Sivil Savaş (1865) biteli yüz elli yıldan fazla ve Vatandaşlık Hakları Kanunu (1968) geçeli elli yıl olmasına rağmen hala ABD’de ırk ve etnik ilişkiler iyileştirilmiş durumda değildir. Son yirmi beş yılda ülke genelinde ırk eksenli gelişen pek çok olay ülke genelinde infial ve öfkeye yol açmıştır. Örneğin 1992’de Rodney King’i ölesiye döven polislerin beraat etmesi önce Los Angeles’ı sonra bütün ülkeyi saran ırk ve ekonomik eşitsizlik konulu ayaklanmalar maddi hasara neden olmuştur. Yine Ağustos 2014’te nüfusunun çoğunluğu siyahlardan oluşan Ferguson/Missouri’de beyaz bir polisin siyahi Michael Brown’ı öldürmesi ülke genelinde karışıklıklara neden olmuş ve siyahların haklarını gözetecek Siyahların Hayatı Önemli ulusal platformunun kurulmasına yol açmıştır. Geçen yıl yapılan bir araştırma polislerin ırk ve etnik konularda ne kadar ön yargılı olduğunu ortaya koymuştur. Önceki yıl polis kurşunlarıyla ölen binden fazla insanın çoğu siyahlardandır. Yine nüfusa göre orantısız bir şekilde cezaevlerindeki tutukluların sayısal olarak birinci sırasında siyahlar, ikinci sırasında Hispanikler yer almaktadır.

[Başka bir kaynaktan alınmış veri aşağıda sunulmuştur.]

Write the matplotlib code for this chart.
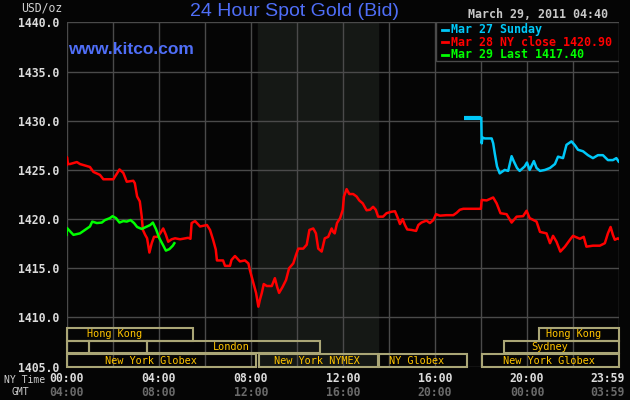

Sivil Savaş ve Sivil Haklar yasasından bu yana uzun zaman geçmesine rağmen Amerikan idealleri etrafında kolektif bir bilinç oluşturma, ortak değer ve kimlik üretme politikalarının hala maya tutmadığını göstermektedir. Dolayısıyla farklı ırk, etnik ve dini-kültürel kompozisyondan oluşan Amerikan toplumu birbirine kenetlenmiş bir kolektif kimlik ve bilinç oluşturamadığından karşılaşabileceği herhangi ekonomik, sosyal ve politik krizler karşısında bölünme riskleri barındırmaktadır. ABD’yi bir arada tutan bağlar ekonomik çıkarlar ve teknolojik üstünlüktür. Bunların zayıfladığı bir süreçte Amerika Birleşik Devletleri’nin bölünmüş devletlere doğru evrilmesi muhtemeldir. Tüm bu fay hatlarının harekete geçme ihtimali son başkanlık seçiminden sonra Trump karşıtları tarafından farklı bağlamlarda ve farklı amaçlarla dile getirilmiş olsa da ABD açısından daha kırılgan bir dönemin başladığını söylemek kehanet olmayacaktır.